Data for this exercise

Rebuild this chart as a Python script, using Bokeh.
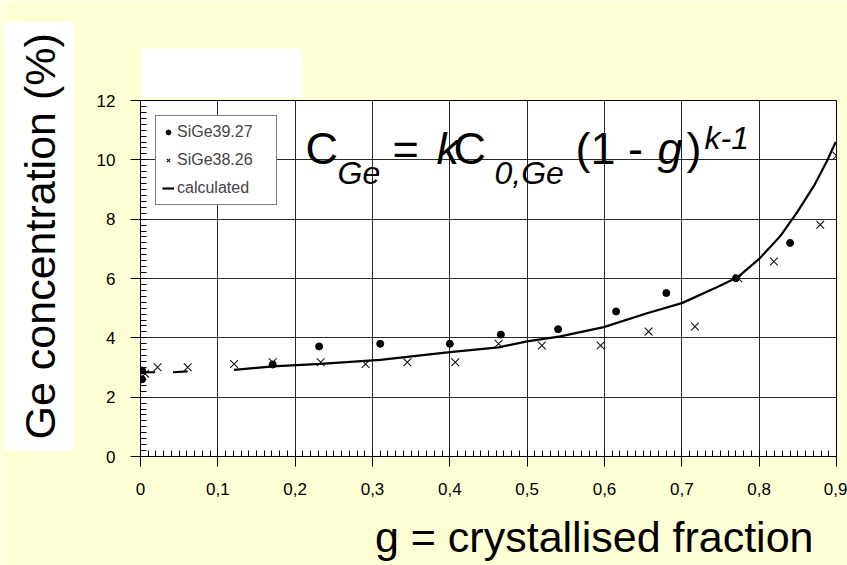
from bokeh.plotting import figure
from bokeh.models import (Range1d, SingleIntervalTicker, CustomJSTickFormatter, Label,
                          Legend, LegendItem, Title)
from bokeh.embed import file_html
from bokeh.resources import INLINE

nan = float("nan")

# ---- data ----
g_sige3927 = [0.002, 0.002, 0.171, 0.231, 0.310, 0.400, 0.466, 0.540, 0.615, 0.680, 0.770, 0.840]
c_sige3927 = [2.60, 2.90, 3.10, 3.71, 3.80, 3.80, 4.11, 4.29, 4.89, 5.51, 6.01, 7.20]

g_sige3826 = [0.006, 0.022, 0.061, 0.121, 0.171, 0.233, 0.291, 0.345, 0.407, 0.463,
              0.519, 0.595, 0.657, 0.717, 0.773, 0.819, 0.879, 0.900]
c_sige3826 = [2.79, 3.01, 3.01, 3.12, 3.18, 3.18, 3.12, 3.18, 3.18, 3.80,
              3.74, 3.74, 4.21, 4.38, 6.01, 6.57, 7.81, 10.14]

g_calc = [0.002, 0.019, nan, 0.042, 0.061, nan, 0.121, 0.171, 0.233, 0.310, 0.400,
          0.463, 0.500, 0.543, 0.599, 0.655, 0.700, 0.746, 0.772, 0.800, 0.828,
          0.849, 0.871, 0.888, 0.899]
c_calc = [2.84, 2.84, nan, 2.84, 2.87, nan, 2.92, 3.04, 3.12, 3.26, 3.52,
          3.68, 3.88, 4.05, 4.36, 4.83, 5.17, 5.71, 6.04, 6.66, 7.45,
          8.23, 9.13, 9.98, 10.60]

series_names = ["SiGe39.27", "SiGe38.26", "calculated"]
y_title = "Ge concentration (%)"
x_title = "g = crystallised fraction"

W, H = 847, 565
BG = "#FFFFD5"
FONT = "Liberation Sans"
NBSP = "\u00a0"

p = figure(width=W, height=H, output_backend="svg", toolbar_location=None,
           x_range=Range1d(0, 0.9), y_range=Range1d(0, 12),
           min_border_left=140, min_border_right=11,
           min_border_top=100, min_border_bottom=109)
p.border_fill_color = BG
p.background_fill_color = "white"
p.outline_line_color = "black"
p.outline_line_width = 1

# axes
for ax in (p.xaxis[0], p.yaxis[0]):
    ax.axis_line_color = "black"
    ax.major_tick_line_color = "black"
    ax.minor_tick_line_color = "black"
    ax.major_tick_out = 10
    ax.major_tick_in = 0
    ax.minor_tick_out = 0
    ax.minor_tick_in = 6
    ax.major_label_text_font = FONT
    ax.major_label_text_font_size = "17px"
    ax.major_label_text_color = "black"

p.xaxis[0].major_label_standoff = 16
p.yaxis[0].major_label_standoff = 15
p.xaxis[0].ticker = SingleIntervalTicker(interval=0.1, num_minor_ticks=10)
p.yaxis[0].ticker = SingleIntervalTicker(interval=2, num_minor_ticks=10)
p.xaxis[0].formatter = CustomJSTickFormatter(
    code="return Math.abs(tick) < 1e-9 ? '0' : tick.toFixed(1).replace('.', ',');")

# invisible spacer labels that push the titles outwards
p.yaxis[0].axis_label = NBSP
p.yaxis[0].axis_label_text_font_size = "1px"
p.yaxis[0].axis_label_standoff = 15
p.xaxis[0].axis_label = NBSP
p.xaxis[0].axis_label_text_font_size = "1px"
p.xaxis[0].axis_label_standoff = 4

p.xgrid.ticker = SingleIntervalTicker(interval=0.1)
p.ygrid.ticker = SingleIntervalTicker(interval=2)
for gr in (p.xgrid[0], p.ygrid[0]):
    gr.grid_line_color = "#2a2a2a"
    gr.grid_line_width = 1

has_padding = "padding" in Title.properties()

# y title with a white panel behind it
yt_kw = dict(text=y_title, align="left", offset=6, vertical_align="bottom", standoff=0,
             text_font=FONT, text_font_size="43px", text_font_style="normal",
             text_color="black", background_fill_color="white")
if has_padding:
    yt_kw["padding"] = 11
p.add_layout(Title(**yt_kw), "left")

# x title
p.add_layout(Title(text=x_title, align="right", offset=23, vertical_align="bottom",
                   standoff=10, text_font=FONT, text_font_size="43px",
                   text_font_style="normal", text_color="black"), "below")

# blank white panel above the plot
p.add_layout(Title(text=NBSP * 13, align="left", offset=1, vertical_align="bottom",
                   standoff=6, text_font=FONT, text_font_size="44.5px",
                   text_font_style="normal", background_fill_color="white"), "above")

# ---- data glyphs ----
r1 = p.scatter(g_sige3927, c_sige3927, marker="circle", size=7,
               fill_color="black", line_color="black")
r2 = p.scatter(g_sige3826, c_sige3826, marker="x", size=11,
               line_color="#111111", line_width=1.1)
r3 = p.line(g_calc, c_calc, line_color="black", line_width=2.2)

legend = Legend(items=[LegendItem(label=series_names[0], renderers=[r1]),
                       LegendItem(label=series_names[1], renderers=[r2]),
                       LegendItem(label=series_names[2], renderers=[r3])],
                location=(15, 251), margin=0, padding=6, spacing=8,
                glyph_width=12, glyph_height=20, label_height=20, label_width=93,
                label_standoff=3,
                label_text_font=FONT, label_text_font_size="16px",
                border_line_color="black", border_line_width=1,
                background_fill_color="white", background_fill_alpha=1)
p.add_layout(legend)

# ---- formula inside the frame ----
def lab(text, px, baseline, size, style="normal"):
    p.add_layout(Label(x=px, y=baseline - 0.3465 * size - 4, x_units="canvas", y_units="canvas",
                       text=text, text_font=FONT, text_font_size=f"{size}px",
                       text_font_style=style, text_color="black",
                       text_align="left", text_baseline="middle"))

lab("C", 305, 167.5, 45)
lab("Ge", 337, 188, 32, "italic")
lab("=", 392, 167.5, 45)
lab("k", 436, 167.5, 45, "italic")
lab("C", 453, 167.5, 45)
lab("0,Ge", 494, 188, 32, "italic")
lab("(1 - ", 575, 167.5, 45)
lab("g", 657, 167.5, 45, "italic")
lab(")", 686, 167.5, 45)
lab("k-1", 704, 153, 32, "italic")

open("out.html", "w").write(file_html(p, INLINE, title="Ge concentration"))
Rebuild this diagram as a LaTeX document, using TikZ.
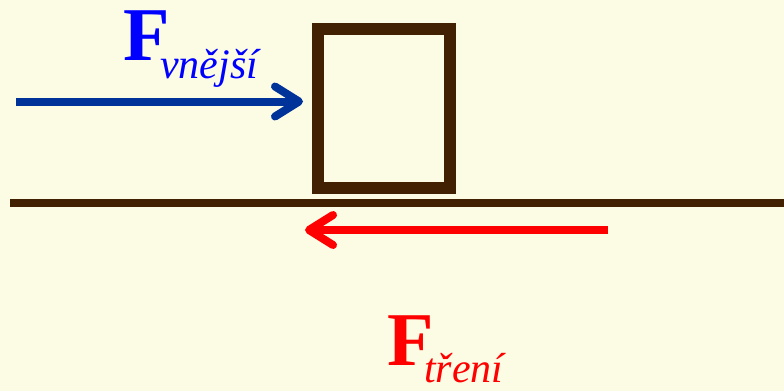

Task directions
Pictures in the records above are not copied; print everything else exactly.

Final answer
Rebuild this chart as a Python script, using Bokeh.
from bokeh.plotting import figure
from bokeh.models import (Range1d, SingleIntervalTicker, CustomJSTickFormatter, Label,
                          Legend, LegendItem, Title)
from bokeh.embed import file_html
from bokeh.resources import INLINE

nan = float("nan")

# ---- data ----
g_sige3927 = [0.002, 0.002, 0.171, 0.231, 0.310, 0.400, 0.466, 0.540, 0.615, 0.680, 0.770, 0.840]
c_sige3927 = [2.60, 2.90, 3.10, 3.71, 3.80, 3.80, 4.11, 4.29, 4.89, 5.51, 6.01, 7.20]

g_sige3826 = [0.006, 0.022, 0.061, 0.121, 0.171, 0.233, 0.291, 0.345, 0.407, 0.463,
              0.519, 0.595, 0.657, 0.717, 0.773, 0.819, 0.879, 0.900]
c_sige3826 = [2.79, 3.01, 3.01, 3.12, 3.18, 3.18, 3.12, 3.18, 3.18, 3.80,
              3.74, 3.74, 4.21, 4.38, 6.01, 6.57, 7.81, 10.14]

g_calc = [0.002, 0.019, nan, 0.042, 0.061, nan, 0.121, 0.171, 0.233, 0.310, 0.400,
          0.463, 0.500, 0.543, 0.599, 0.655, 0.700, 0.746, 0.772, 0.800, 0.828,
          0.849, 0.871, 0.888, 0.899]
c_calc = [2.84, 2.84, nan, 2.84, 2.87, nan, 2.92, 3.04, 3.12, 3.26, 3.52,
          3.68, 3.88, 4.05, 4.36, 4.83, 5.17, 5.71, 6.04, 6.66, 7.45,
          8.23, 9.13, 9.98, 10.60]

series_names = ["SiGe39.27", "SiGe38.26", "calculated"]
y_title = "Ge concentration (%)"
x_title = "g = crystallised fraction"

W, H = 847, 565
BG = "#FFFFD5"
FONT = "Liberation Sans"
NBSP = "\u00a0"

p = figure(width=W, height=H, output_backend="svg", toolbar_location=None,
           x_range=Range1d(0, 0.9), y_range=Range1d(0, 12),
           min_border_left=140, min_border_right=11,
           min_border_top=100, min_border_bottom=109)
p.border_fill_color = BG
p.background_fill_color = "white"
p.outline_line_color = "black"
p.outline_line_width = 1

# axes
for ax in (p.xaxis[0], p.yaxis[0]):
    ax.axis_line_color = "black"
    ax.major_tick_line_color = "black"
    ax.minor_tick_line_color = "black"
    ax.major_tick_out = 10
    ax.major_tick_in = 0
    ax.minor_tick_out = 0
    ax.minor_tick_in = 6
    ax.major_label_text_font = FONT
    ax.major_label_text_font_size = "17px"
    ax.major_label_text_color = "black"

p.xaxis[0].major_label_standoff = 16
p.yaxis[0].major_label_standoff = 15
p.xaxis[0].ticker = SingleIntervalTicker(interval=0.1, num_minor_ticks=10)
p.yaxis[0].ticker = SingleIntervalTicker(interval=2, num_minor_ticks=10)
p.xaxis[0].formatter = CustomJSTickFormatter(
    code="return Math.abs(tick) < 1e-9 ? '0' : tick.toFixed(1).replace('.', ',');")

# invisible spacer labels that push the titles outwards
p.yaxis[0].axis_label = NBSP
p.yaxis[0].axis_label_text_font_size = "1px"
p.yaxis[0].axis_label_standoff = 15
p.xaxis[0].axis_label = NBSP
p.xaxis[0].axis_label_text_font_size = "1px"
p.xaxis[0].axis_label_standoff = 4

p.xgrid.ticker = SingleIntervalTicker(interval=0.1)
p.ygrid.ticker = SingleIntervalTicker(interval=2)
for gr in (p.xgrid[0], p.ygrid[0]):
    gr.grid_line_color = "#2a2a2a"
    gr.grid_line_width = 1

has_padding = "padding" in Title.properties()

# y title with a white panel behind it
yt_kw = dict(text=y_title, align="left", offset=6, vertical_align="bottom", standoff=0,
             text_font=FONT, text_font_size="43px", text_font_style="normal",
             text_color="black", background_fill_color="white")
if has_padding:
    yt_kw["padding"] = 11
p.add_layout(Title(**yt_kw), "left")

# x title
p.add_layout(Title(text=x_title, align="right", offset=23, vertical_align="bottom",
                   standoff=10, text_font=FONT, text_font_size="43px",
                   text_font_style="normal", text_color="black"), "below")

# blank white panel above the plot
p.add_layout(Title(text=NBSP * 13, align="left", offset=1, vertical_align="bottom",
                   standoff=6, text_font=FONT, text_font_size="44.5px",
                   text_font_style="normal", background_fill_color="white"), "above")

# ---- data glyphs ----
r1 = p.scatter(g_sige3927, c_sige3927, marker="circle", size=7,
               fill_color="black", line_color="black")
r2 = p.scatter(g_sige3826, c_sige3826, marker="x", size=11,
               line_color="#111111", line_width=1.1)
r3 = p.line(g_calc, c_calc, line_color="black", line_width=2.2)

legend = Legend(items=[LegendItem(label=series_names[0], renderers=[r1]),
                       LegendItem(label=series_names[1], renderers=[r2]),
                       LegendItem(label=series_names[2], renderers=[r3])],
                location=(15, 251), margin=0, padding=6, spacing=8,
                glyph_width=12, glyph_height=20, label_height=20, label_width=93,
                label_standoff=3,
                label_text_font=FONT, label_text_font_size="16px",
                border_line_color="black", border_line_width=1,
                background_fill_color="white", background_fill_alpha=1)
p.add_layout(legend)

# ---- formula inside the frame ----
def lab(text, px, baseline, size, style="normal"):
    p.add_layout(Label(x=px, y=baseline - 0.3465 * size - 4, x_units="canvas", y_units="canvas",
                       text=text, text_font=FONT, text_font_size=f"{size}px",
                       text_font_style=style, text_color="black",
                       text_align="left", text_baseline="middle"))

lab("C", 305, 167.5, 45)
lab("Ge", 337, 188, 32, "italic")
lab("=", 392, 167.5, 45)
lab("k", 436, 167.5, 45, "italic")
lab("C", 453, 167.5, 45)
lab("0,Ge", 494, 188, 32, "italic")
lab("(1 - ", 575, 167.5, 45)
lab("g", 657, 167.5, 45, "italic")
lab(")", 686, 167.5, 45)
lab("k-1", 704, 153, 32, "italic")

open("out.html", "w").write(file_html(p, INLINE, title="Ge concentration"))
Rebuild this diagram as a LaTeX document, using TikZ.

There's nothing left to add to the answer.